PythonTesseractGPT-4oOpenAI APIPDF processing

The Problem

Extracting specific fields from unstructured PDF documents sounds straightforward until you face real-world documents: multi-page contracts, scanned invoices, inconsistent formatting. Sending entire documents to GPT-4o works, but at scale it gets expensive fast. Most tokens describe pages that hold nothing relevant.

The goal: pull exact attributes into a clean JSON output, ready to plug into downstream systems, without paying for tokens you don't need.

Pipeline Architecture

The extraction runs in three stages:

Stage 1: PDF to Text via Tesseract

Each PDF page is converted to an image first, then passed through Tesseract OCR. Splitting by page keeps memory manageable and makes parallel processing straightforward. Results are written to .md files, one per page, regardless of how messy Tesseract's raw output looks (and it often does look messy).

Stage 2: Retrieval Before Inference

Rather than feeding the full extracted text to GPT-4o, the pipeline runs a retrieval pass first. It identifies the pages or sections most likely to contain the target attributes, then builds a focused context window from those chunks only.
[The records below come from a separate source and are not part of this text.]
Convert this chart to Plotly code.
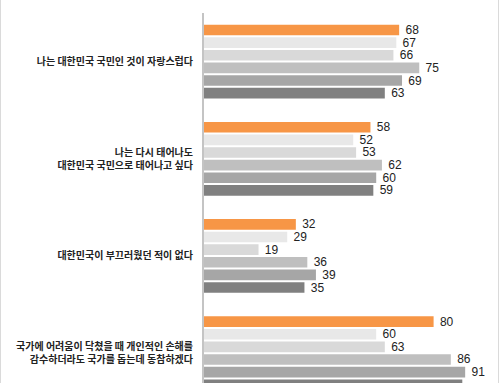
import plotly.graph_objects as go

categories = [
    "나는 대한민국 국민인 것이 자랑스럽다",
    "나는 다시 태어나도<br>대한민국 국민으로 태어나고 싶다",
    "대한민국이 부끄러웠던 적이 없다",
    "국가에 어려움이 닥쳤을 때 개인적인 손해를<br>감수하더라도 국가를 돕는데 동참하겠다",
]
series_names = ["계열1", "계열2", "계열3", "계열4", "계열5", "계열6"]
series_values = [
    [68, 58, 32, 80],
    [67, 52, 29, 60],
    [66, 53, 19, 63],
    [75, 62, 36, 86],
    [69, 60, 39, 91],
    [63, 59, 35, 90],
]
colors = ["#F79646", "#E8E8E8", "#D9D9D9", "#BFBFBF", "#A6A6A6", "#808080"]

fig = go.Figure()
for name, vals, col in zip(series_names, series_values, colors):
    fig.add_trace(go.Bar(
        y=categories, x=vals, name=name, orientation="h",
        marker=dict(color=col, line=dict(width=0)),
        text=["\u00a0" + str(v) for v in vals], textposition="outside",
        textfont=dict(family="Liberation Sans, Arial", size=12, color="#222222"),
        cliponaxis=False, constraintext="none",
        hoverinfo="skip",
    ))

L, R, T = 204, 9, 13
fig.update_layout(
    width=500, height=383,
    margin=dict(l=L, r=R, t=T, b=0, pad=0, autoexpand=False),
    paper_bgcolor="white", plot_bgcolor="white",
    barmode="group", bargap=0.22, bargroupgap=0.16,
    showlegend=False,
    xaxis=dict(range=[0, 100], visible=False, fixedrange=True, automargin=False),
    yaxis=dict(
        type="category", range=[3.307, -0.5], automargin=False, fixedrange=True,
        showline=True, linecolor="#C4C4C4", linewidth=2,
        showgrid=False, ticks="", ticklabelstandoff=7,
        tickfont=dict(family="Noto Sans CJK KR", size=10, color="#222222", weight=600),
    ),
)
pw = 500 - L - R
for px in (0.5, 498.5):
    xp = (px - L) / pw
    fig.add_shape(type="line", xref="paper", yref="paper", x0=xp, x1=xp,
                  y0=-0.1, y1=1.1, line=dict(color="#DADADA", width=1))

fig.write_html(
    "out.html",
    config={"displayModeBar": False, "staticPlot": True},
    post_script="document.body.style.margin='0';document.body.style.overflow='hidden';",
)
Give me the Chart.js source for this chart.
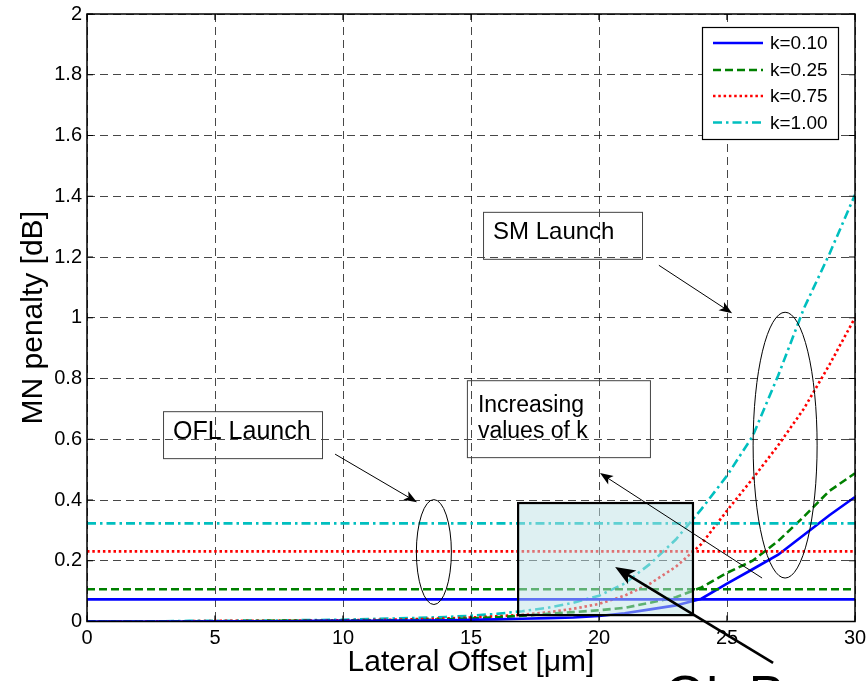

This is the key engineering decision: the LLM never sees the full document.

Stage 3: Structured Extraction with GPT-4o

The filtered context is sent to GPT-4o with a prompt that defines the exact attributes to extract. The model returns a structured JSON object, ready for integration.

PDF → per-page images → Tesseract OCR → .md chunks
                                              ↓
                                     Retrieval filter
                                              ↓
                                    GPT-4o (targeted context)
                                              ↓
                                       JSON output

Why Retrieval Before GPT

Tesseract on a 20-page document produces a lot of text. Without filtering, you'd send all of it upstream, most of which is irrelevant to the two or three fields you actually need. The retrieval step cuts that noise before it hits the API, reducing token consumption significantly while keeping extraction quality high.

The tradeoff: retrieval adds a step. The payoff: the system scales to large document volumes without runaway API costs.

Key Design Decisions

  • Tesseract as preprocessor, not final extractor: Tesseract's output isn't clean enough to use directly, but it's fast and free. It does the heavy lifting of getting text off the page; GPT-4o handles the understanding.
  • Markdown as intermediate format: Storing OCR output as .md keeps it human-readable for debugging and easy to parse programmatically.
  • JSON output for composability: The final output is designed to be consumed by other systems. No post-processing required downstream.